(Plotting code records)
— begin —

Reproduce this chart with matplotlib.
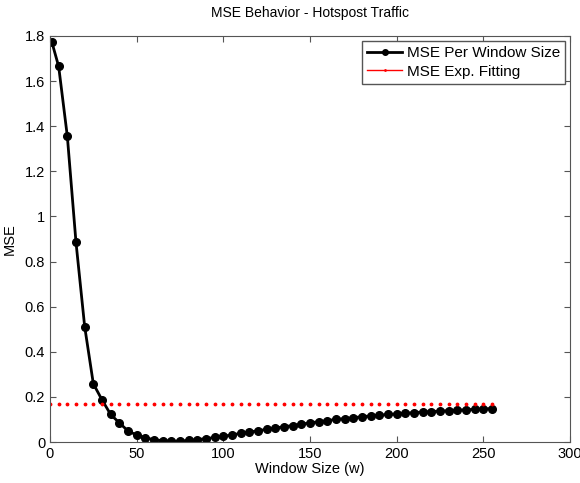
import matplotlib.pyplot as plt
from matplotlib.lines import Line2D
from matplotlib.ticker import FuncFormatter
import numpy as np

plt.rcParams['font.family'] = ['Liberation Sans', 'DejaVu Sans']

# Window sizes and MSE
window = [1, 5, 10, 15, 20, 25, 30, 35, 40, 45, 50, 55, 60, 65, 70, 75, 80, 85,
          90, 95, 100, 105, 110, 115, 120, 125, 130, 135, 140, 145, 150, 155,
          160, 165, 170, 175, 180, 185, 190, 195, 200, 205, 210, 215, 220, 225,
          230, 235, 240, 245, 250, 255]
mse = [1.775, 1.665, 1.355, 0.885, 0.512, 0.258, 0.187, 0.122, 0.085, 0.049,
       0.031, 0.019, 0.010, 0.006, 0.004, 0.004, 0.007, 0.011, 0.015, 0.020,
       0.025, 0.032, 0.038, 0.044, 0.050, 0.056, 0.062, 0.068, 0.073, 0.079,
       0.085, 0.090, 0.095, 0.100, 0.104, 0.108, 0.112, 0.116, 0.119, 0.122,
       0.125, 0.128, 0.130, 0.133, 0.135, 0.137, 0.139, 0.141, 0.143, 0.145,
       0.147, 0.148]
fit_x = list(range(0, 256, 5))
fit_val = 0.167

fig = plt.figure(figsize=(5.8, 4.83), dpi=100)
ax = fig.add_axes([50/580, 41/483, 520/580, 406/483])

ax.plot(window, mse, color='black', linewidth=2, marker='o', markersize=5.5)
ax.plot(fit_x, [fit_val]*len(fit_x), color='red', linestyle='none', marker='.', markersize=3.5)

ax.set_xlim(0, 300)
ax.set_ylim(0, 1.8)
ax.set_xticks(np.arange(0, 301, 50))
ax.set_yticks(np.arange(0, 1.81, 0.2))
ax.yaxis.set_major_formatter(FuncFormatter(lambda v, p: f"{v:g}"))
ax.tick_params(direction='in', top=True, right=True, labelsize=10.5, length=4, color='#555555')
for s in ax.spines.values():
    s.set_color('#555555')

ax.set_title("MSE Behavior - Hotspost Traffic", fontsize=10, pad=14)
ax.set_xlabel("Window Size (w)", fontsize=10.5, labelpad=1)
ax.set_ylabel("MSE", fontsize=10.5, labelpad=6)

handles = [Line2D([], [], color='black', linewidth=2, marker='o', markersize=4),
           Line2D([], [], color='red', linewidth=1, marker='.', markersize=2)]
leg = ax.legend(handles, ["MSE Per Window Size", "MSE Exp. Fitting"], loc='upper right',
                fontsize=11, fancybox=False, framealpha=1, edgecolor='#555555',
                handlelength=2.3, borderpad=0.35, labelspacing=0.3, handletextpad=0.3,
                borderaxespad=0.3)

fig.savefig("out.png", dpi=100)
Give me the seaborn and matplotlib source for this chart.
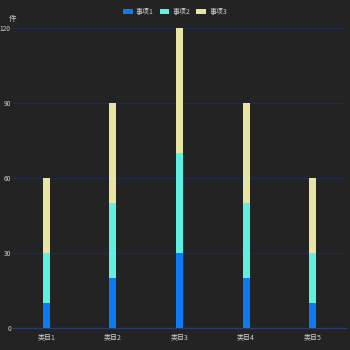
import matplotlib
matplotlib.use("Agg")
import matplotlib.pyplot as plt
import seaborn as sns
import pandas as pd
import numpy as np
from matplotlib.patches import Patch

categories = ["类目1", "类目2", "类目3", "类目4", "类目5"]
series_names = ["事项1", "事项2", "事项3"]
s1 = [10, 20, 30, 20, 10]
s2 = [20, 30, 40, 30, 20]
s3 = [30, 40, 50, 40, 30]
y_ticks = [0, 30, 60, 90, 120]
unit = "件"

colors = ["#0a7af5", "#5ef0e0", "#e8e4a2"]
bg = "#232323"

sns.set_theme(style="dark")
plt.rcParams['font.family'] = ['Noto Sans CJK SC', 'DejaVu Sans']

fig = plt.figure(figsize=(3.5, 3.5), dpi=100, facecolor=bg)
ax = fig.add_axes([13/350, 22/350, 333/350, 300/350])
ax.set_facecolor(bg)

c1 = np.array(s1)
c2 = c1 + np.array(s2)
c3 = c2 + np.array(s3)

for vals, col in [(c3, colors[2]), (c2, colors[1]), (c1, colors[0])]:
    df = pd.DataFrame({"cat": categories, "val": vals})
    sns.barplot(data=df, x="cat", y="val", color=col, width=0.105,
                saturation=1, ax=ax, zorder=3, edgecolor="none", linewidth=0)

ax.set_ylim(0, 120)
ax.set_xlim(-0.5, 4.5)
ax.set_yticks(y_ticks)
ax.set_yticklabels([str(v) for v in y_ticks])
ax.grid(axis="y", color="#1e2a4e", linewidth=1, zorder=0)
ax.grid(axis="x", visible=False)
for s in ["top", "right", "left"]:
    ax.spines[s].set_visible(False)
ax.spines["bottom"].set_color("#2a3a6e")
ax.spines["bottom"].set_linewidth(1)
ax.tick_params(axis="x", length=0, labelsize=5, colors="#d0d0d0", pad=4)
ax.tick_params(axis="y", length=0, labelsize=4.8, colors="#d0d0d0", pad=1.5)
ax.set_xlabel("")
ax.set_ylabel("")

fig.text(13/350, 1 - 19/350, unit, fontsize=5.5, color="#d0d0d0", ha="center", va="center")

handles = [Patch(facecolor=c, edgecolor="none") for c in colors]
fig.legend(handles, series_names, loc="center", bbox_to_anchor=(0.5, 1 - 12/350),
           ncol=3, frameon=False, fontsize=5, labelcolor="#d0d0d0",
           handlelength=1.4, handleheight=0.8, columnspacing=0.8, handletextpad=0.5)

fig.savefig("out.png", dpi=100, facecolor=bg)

— end —

=== Task prompt ===
Write out the listing above exactly as it stands, pictures excluded.

=== Solution for this problem ===
Reproduce this chart with matplotlib.
import matplotlib.pyplot as plt
from matplotlib.lines import Line2D
from matplotlib.ticker import FuncFormatter
import numpy as np

plt.rcParams['font.family'] = ['Liberation Sans', 'DejaVu Sans']

# Window sizes and MSE
window = [1, 5, 10, 15, 20, 25, 30, 35, 40, 45, 50, 55, 60, 65, 70, 75, 80, 85,
          90, 95, 100, 105, 110, 115, 120, 125, 130, 135, 140, 145, 150, 155,
          160, 165, 170, 175, 180, 185, 190, 195, 200, 205, 210, 215, 220, 225,
          230, 235, 240, 245, 250, 255]
mse = [1.775, 1.665, 1.355, 0.885, 0.512, 0.258, 0.187, 0.122, 0.085, 0.049,
       0.031, 0.019, 0.010, 0.006, 0.004, 0.004, 0.007, 0.011, 0.015, 0.020,
       0.025, 0.032, 0.038, 0.044, 0.050, 0.056, 0.062, 0.068, 0.073, 0.079,
       0.085, 0.090, 0.095, 0.100, 0.104, 0.108, 0.112, 0.116, 0.119, 0.122,
       0.125, 0.128, 0.130, 0.133, 0.135, 0.137, 0.139, 0.141, 0.143, 0.145,
       0.147, 0.148]
fit_x = list(range(0, 256, 5))
fit_val = 0.167

fig = plt.figure(figsize=(5.8, 4.83), dpi=100)
ax = fig.add_axes([50/580, 41/483, 520/580, 406/483])

ax.plot(window, mse, color='black', linewidth=2, marker='o', markersize=5.5)
ax.plot(fit_x, [fit_val]*len(fit_x), color='red', linestyle='none', marker='.', markersize=3.5)

ax.set_xlim(0, 300)
ax.set_ylim(0, 1.8)
ax.set_xticks(np.arange(0, 301, 50))
ax.set_yticks(np.arange(0, 1.81, 0.2))
ax.yaxis.set_major_formatter(FuncFormatter(lambda v, p: f"{v:g}"))
ax.tick_params(direction='in', top=True, right=True, labelsize=10.5, length=4, color='#555555')
for s in ax.spines.values():
    s.set_color('#555555')

ax.set_title("MSE Behavior - Hotspost Traffic", fontsize=10, pad=14)
ax.set_xlabel("Window Size (w)", fontsize=10.5, labelpad=1)
ax.set_ylabel("MSE", fontsize=10.5, labelpad=6)

handles = [Line2D([], [], color='black', linewidth=2, marker='o', markersize=4),
           Line2D([], [], color='red', linewidth=1, marker='.', markersize=2)]
leg = ax.legend(handles, ["MSE Per Window Size", "MSE Exp. Fitting"], loc='upper right',
                fontsize=11, fancybox=False, framealpha=1, edgecolor='#555555',
                handlelength=2.3, borderpad=0.35, labelspacing=0.3, handletextpad=0.3,
                borderaxespad=0.3)

fig.savefig("out.png", dpi=100)
Give me the seaborn and matplotlib source for this chart.
import matplotlib
matplotlib.use("Agg")
import matplotlib.pyplot as plt
import seaborn as sns
import pandas as pd
import numpy as np
from matplotlib.patches import Patch

categories = ["类目1", "类目2", "类目3", "类目4", "类目5"]
series_names = ["事项1", "事项2", "事项3"]
s1 = [10, 20, 30, 20, 10]
s2 = [20, 30, 40, 30, 20]
s3 = [30, 40, 50, 40, 30]
y_ticks = [0, 30, 60, 90, 120]
unit = "件"

colors = ["#0a7af5", "#5ef0e0", "#e8e4a2"]
bg = "#232323"

sns.set_theme(style="dark")
plt.rcParams['font.family'] = ['Noto Sans CJK SC', 'DejaVu Sans']

fig = plt.figure(figsize=(3.5, 3.5), dpi=100, facecolor=bg)
ax = fig.add_axes([13/350, 22/350, 333/350, 300/350])
ax.set_facecolor(bg)

c1 = np.array(s1)
c2 = c1 + np.array(s2)
c3 = c2 + np.array(s3)

for vals, col in [(c3, colors[2]), (c2, colors[1]), (c1, colors[0])]:
    df = pd.DataFrame({"cat": categories, "val": vals})
    sns.barplot(data=df, x="cat", y="val", color=col, width=0.105,
                saturation=1, ax=ax, zorder=3, edgecolor="none", linewidth=0)

ax.set_ylim(0, 120)
ax.set_xlim(-0.5, 4.5)
ax.set_yticks(y_ticks)
ax.set_yticklabels([str(v) for v in y_ticks])
ax.grid(axis="y", color="#1e2a4e", linewidth=1, zorder=0)
ax.grid(axis="x", visible=False)
for s in ["top", "right", "left"]:
    ax.spines[s].set_visible(False)
ax.spines["bottom"].set_color("#2a3a6e")
ax.spines["bottom"].set_linewidth(1)
ax.tick_params(axis="x", length=0, labelsize=5, colors="#d0d0d0", pad=4)
ax.tick_params(axis="y", length=0, labelsize=4.8, colors="#d0d0d0", pad=1.5)
ax.set_xlabel("")
ax.set_ylabel("")

fig.text(13/350, 1 - 19/350, unit, fontsize=5.5, color="#d0d0d0", ha="center", va="center")

handles = [Patch(facecolor=c, edgecolor="none") for c in colors]
fig.legend(handles, series_names, loc="center", bbox_to_anchor=(0.5, 1 - 12/350),
           ncol=3, frameon=False, fontsize=5, labelcolor="#d0d0d0",
           handlelength=1.4, handleheight=0.8, columnspacing=0.8, handletextpad=0.5)

fig.savefig("out.png", dpi=100, facecolor=bg)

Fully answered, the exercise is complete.